The War of the Relics (2013), das letzte Wandbild, das K. G. Subramanyan vor seinem Tod im Juni 2016 malte, ist mit seinen circa 2,7 mal 11 Metern eine außergewöhnliche, ambitionierte Meisterleistung des menschlichen Geistes. Geschaffen von einem 88-jährigen Künstler in einer intensiven Schaffensphase nach einer großen Operation, vermittelt es zudem ein Gefühl der Dringlichkeit.

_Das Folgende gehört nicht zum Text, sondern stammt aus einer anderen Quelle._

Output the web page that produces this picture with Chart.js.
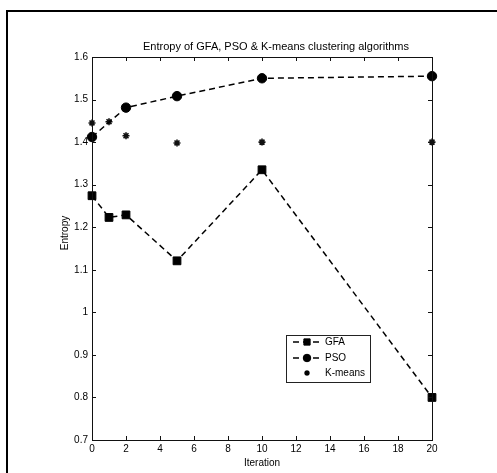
<!DOCTYPE html>
<html><head><meta charset="utf-8">
<script src="https://cdn.jsdelivr.net/npm/chart.js@4"></script>
<style>
html,body{margin:0;padding:0;background:#fff;overflow:hidden}
#wrap{position:relative;width:497px;height:473px}
#frame{position:absolute;left:6px;top:10px;width:495px;height:470px;border-left:2px solid #000;border-top:2px solid #000}
canvas{position:absolute;left:0;top:0}
</style></head>
<body><div id="wrap"><div id="frame"></div><canvas id="c" width="497" height="473"></canvas></div>
<script>
// ---- data ----
const gfaIter = [0, 1, 2, 5, 10, 20];
const gfaEntropy = [1.274, 1.223, 1.229, 1.121, 1.335, 0.800];
const psoIter = [0, 2, 5, 10, 20];
const psoEntropy = [1.412, 1.481, 1.508, 1.550, 1.555];
const kmIter = [0, 1, 2, 5, 10, 20];
const kmEntropy = [1.445, 1.448, 1.415, 1.398, 1.400, 1.400];
const seriesNames = ['GFA', 'PSO', 'K-means'];
const xTickLabels = ['0','2','4','6','8','10','12','14','16','18','20'];
const yTickLabels = ['0.7','0.8','0.9','1','1.1','1.2','1.3','1.4','1.5','1.6'];
const chartTitle = 'Entropy of GFA, PSO & K-means clustering algorithms';
const xTitle = 'Iteration';
const yTitle = 'Entropy';

const FONT = "'Liberation Sans', Arial, Helvetica, sans-serif";
const toPts = (xs, ys) => xs.map((x, i) => ({x: x, y: ys[i]}));

const decor = {
  id: 'decor',
  afterDraw(chart) {
    const {ctx, chartArea: a, scales: {x, y}} = chart;
    ctx.save();
    ctx.strokeStyle = '#111';
    ctx.lineWidth = 1;
    ctx.setLineDash([]);
    ctx.strokeRect(Math.round(a.left) + 0.5, Math.round(a.top) + 0.5,
                   Math.round(a.right - a.left), Math.round(a.bottom - a.top));
    const TL = 4;
    ctx.beginPath();
    x.ticks.forEach((t, i) => {
      const px = Math.round(x.getPixelForTick(i)) + 0.5;
      ctx.moveTo(px, a.bottom); ctx.lineTo(px, a.bottom - TL);
      ctx.moveTo(px, a.top); ctx.lineTo(px, a.top + TL);
    });
    y.ticks.forEach((t, i) => {
      const py = Math.round(y.getPixelForTick(i)) + 0.5;
      ctx.moveTo(a.left, py); ctx.lineTo(a.left + TL, py);
      ctx.moveTo(a.right, py); ctx.lineTo(a.right - TL, py);
    });
    ctx.stroke();

    // title
    ctx.fillStyle = '#000';
    ctx.font = '11px ' + FONT;
    ctx.textAlign = 'center';
    ctx.textBaseline = 'middle';
    ctx.fillText(chartTitle, 276, 47);

    // y title
    ctx.save();
    ctx.font = '10px ' + FONT;
    ctx.translate(65, 233);
    ctx.rotate(-Math.PI / 2);
    ctx.fillText(yTitle, 0, 0);
    ctx.restore();

    // legend
    const lx = 286, ly = 335, lw = 84, lh = 47;
    ctx.fillStyle = '#fff';
    ctx.fillRect(lx, ly, lw, lh);
    ctx.strokeStyle = '#222';
    ctx.lineWidth = 1;
    ctx.strokeRect(lx + 0.5, ly + 0.5, lw, lh);
    const rows = [342, 358, 373];
    chart.data.datasets.forEach((ds, i) => {
      const yy = rows[i];
      ctx.strokeStyle = '#000';
      ctx.fillStyle = '#000';
      if (ds.showLine) {
        ctx.lineWidth = ds.borderWidth;
        ctx.setLineDash(ds.borderDash || []);
        ctx.beginPath();
        ctx.moveTo(293, yy); ctx.lineTo(321, yy);
        ctx.stroke();
        ctx.setLineDash([]);
      }
      ctx.lineWidth = ds.pointBorderWidth || 1;
      Chart.helpers.drawPoint(ctx, {pointStyle: ds.pointStyle, radius: ds.pointRadius * 0.8,
        rotation: 0, borderWidth: ds.pointBorderWidth || 1}, 307, yy);
      ctx.fillStyle = '#000';
      ctx.font = '10px ' + FONT;
      ctx.textAlign = 'left';
      ctx.textBaseline = 'middle';
      ctx.fillText(seriesNames[i], 325, yy + 0.5);
    });
    ctx.restore();
  }
};

new Chart(document.getElementById('c'), {
  type: 'scatter',
  data: {
    datasets: [
      {label: seriesNames[0], data: toPts(gfaIter, gfaEntropy), showLine: true, clip: false,
       borderColor: '#000', backgroundColor: '#000', borderWidth: 1.5, borderDash: [6, 4],
       pointStyle: 'rect', pointRadius: 5.5, pointBorderWidth: 1, pointBackgroundColor: '#000', pointBorderColor: '#000'},
      {label: seriesNames[1], data: toPts(psoIter, psoEntropy), showLine: true, clip: false,
       borderColor: '#000', backgroundColor: '#000', borderWidth: 1.5, borderDash: [6, 4],
       pointStyle: 'circle', pointRadius: 4.7, pointBorderWidth: 1, pointBackgroundColor: '#000', pointBorderColor: '#000'},
      {label: seriesNames[2], data: toPts(kmIter, kmEntropy), showLine: false, clip: false,
       borderColor: '#000', backgroundColor: '#000', borderWidth: 1.5,
       pointStyle: 'star', pointRadius: 3.5, pointBorderWidth: 1.6, pointBackgroundColor: '#000', pointBorderColor: '#111'}
    ]
  },
  options: {
    responsive: false,
    animation: false,
    events: [],
    layout: {padding: {left: 59, right: 65, top: 57, bottom: 4}},
    plugins: {legend: {display: false}, title: {display: false}, tooltip: {enabled: false}},
    scales: {
      x: {
        type: 'linear', min: 0, max: 20,
        ticks: {stepSize: 2, autoSkip: false, maxRotation: 0, padding: 3, color: '#000',
                font: {family: FONT, size: 10}, callback: (v, i) => xTickLabels[i]},
        grid: {display: false, drawTicks: false},
        border: {display: false},
        title: {display: true, text: xTitle, color: '#000', font: {family: FONT, size: 10}, padding: 0},
        afterFit(s) { s.height = 29; }
      },
      y: {
        type: 'linear', min: 0.7, max: 1.6,
        ticks: {stepSize: 0.1, autoSkip: false, padding: 4, color: '#000',
                font: {family: FONT, size: 10}, callback: (v, i) => yTickLabels[i]},
        grid: {display: false, drawTicks: false},
        border: {display: false},
        afterFit(s) { s.width = 33; }
      }
    }
  },
  plugins: [decor]
});
</script>
</body></html>
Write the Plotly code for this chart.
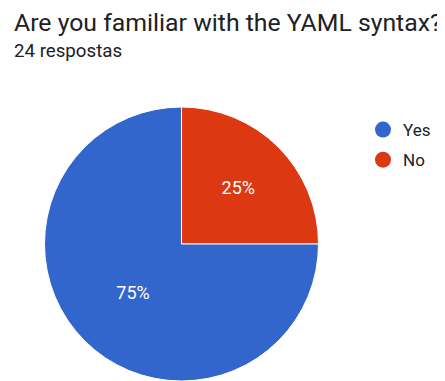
import plotly.graph_objects as go

labels = ["Yes", "No"]
values = [18, 6]
colors = ["#3366CC", "#DC3912"]
title = "Are you familiar with the YAML syntax?"
subtitle = "24 respostas"

# page body has an 8px margin, so the figure is drawn 8px in from the window edge
OFF = 8
W, H = 445 - OFF, 381 - OFF
fig = go.Figure()
fig.add_trace(go.Pie(
    labels=labels[::-1], values=values[::-1], sort=False, direction="clockwise",
    rotation=0, marker=dict(colors=colors[::-1], line=dict(color="white", width=1)),
    textinfo="percent", texttemplate="%{percent:.0%}",
    insidetextorientation="horizontal",
    textfont=dict(family="Roboto", size=18, color="white"),
    domain=dict(x=[(44 - OFF) / W, (319 - OFF) / W], y=[0, 274 / H]),
    showlegend=False, hoverinfo="label+percent",
))
for lab, col in zip(labels, colors):
    fig.add_trace(go.Scatter(
        x=[None], y=[None], mode="markers", name=lab, legendgroup=lab,
        marker=dict(color=col, size=16, symbol="circle"),
    ))

fig.update_layout(
    width=W, height=H, margin=dict(l=0, r=0, t=0, b=0),
    paper_bgcolor="white", plot_bgcolor="white",
    xaxis=dict(visible=False), yaxis=dict(visible=False),
    font=dict(family="Roboto", color="#202124"),
    legend=dict(x=(363 - OFF) / W, y=1 - (112 - OFF) / H, xanchor="left", yanchor="top",
                font=dict(family="Roboto", size=17, color="#202124"),
                itemsizing="trace", tracegroupgap=5),
    annotations=[
        dict(text=title, x=(12 - OFF) / W, y=1 - (6 - OFF) / H, xref="paper", yref="paper",
             xanchor="left", yanchor="top", showarrow=False,
             font=dict(family="Roboto", size=24.8, color="#202124")),
        dict(text=subtitle, x=(12 - OFF) / W, y=1 - (38 - OFF) / H, xref="paper", yref="paper",
             xanchor="left", yanchor="top", showarrow=False,
             font=dict(family="Roboto", size=18.7, color="#202124")),
    ],
)
fig.write_html("out.html")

Auf den ersten Blick lässt sich kein eindeutiges Narrativ erkennen. Das Gemälde scheint aus einem Wirrwarr an Bildern zu bestehen – heraldischen Motiven, Symbolen, hybriden Kreaturen, dekorativen Ornamenten –, manche davon vertraut, andere fremdartig, wieder andere mythischen Ursprungs oder vom Künstler selbst erdacht. Doch während sich der Betrachter durch diese verwirrende Masse kämpft, beginnt sich vor seinen Augen ein Muster zu entwickeln und damit auch die Geschichte eines Konflikts. Titel, Motive und die chaotische Gestaltung des Bildes weisen darauf hin, dass hier von Krieg führenden Völkerschaften erzählt wird, von konfessionellen Feindseligkeiten und religiöser Intoleranz. Auch dass dieser Krieg mit mittelalterlichen Gesinnungen und modernen Mitteln ausgefochten wird und nur eine Episode in der langen, düsteren Geschichte menschlicher Konfrontationen darstellt, lässt sich daraus erkennen.

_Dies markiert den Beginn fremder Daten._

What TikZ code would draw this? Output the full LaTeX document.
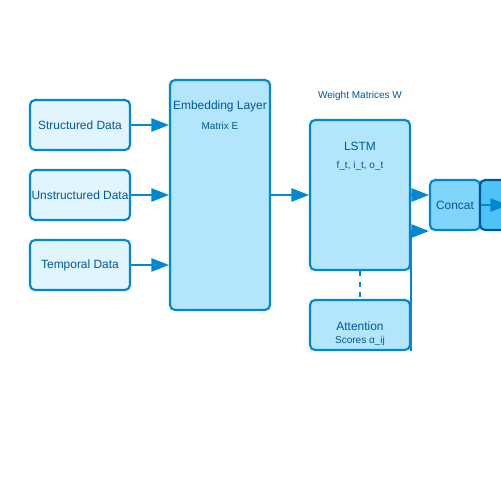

Das Werk ist in vielerlei Hinsicht charakteristisch für Subramanyans Auseinandersetzung mit der Geschichte und den Ursachen von Konflikten. Sie begleitet die Laufbahn des in Kerala geborenen Künstlers und zeigt sich bereits in einem von ihm verfassten und illustrierten Kinderbuch (When God First Made The Animals He Made Them All Alike, 1969). Die Fabel beschreibt, wie Tiere Unterschiede erfinden, um der Eintönigkeit ewiger Gleichheit zu entgehen, und sich dann so sehr in ihre Verkleidungen verlieben, dass sie ihre Einfühlungsgabe verlieren. In Terrakottareliefs wie Generals and Trophies (1971) und Anatomy Lesson (2008) oder auch in Gemälden wie The City Is Not for Burning (1993), Massacre of the Innocents (2002) und Divided City (2002) – alle durch Konflikte oder innere Unruhen angestoßen – greift der Künstler diese Thematik erneut auf.
Subramanyan, vor seiner Zeit als Künstler Gandhi-Aktivist, verurteilte Gewalt im Namen von Sprache, Kultur oder Religion. Diese sollten Menschen verbinden, nicht entzweien. Sein Werdegang war der Frage gewidmet, warum Konflikte in unserer Welt fortbestehen: „Um schwindende Männlichkeit zu behaupten? Einen tiefen Schmerz? Eine alte Kränkung zu rächen?“1 Angesichts seines Lebenswerks wird deutlich, dass Subramanyans Zorn im Mantel der Liebe daherkommt. „Der wahre Anreiz für ein zivilisiertes Leben“, so der Künstler, „kann nur aus der Liebe zur Welt entstehen.“2
— R. Siva Kumar
1 Diese Zeilen sind K. G. Subramanyans Gedicht „Anatomy Lesson“ von 2008 entnommen.
2 K. G. Subramanyan im Interview mit dem Autor, in: New Works: K. G. Subramanyan, Ausst.-Kat. Seagull Foundation for the Arts, Kalkutta 2014, S. 12.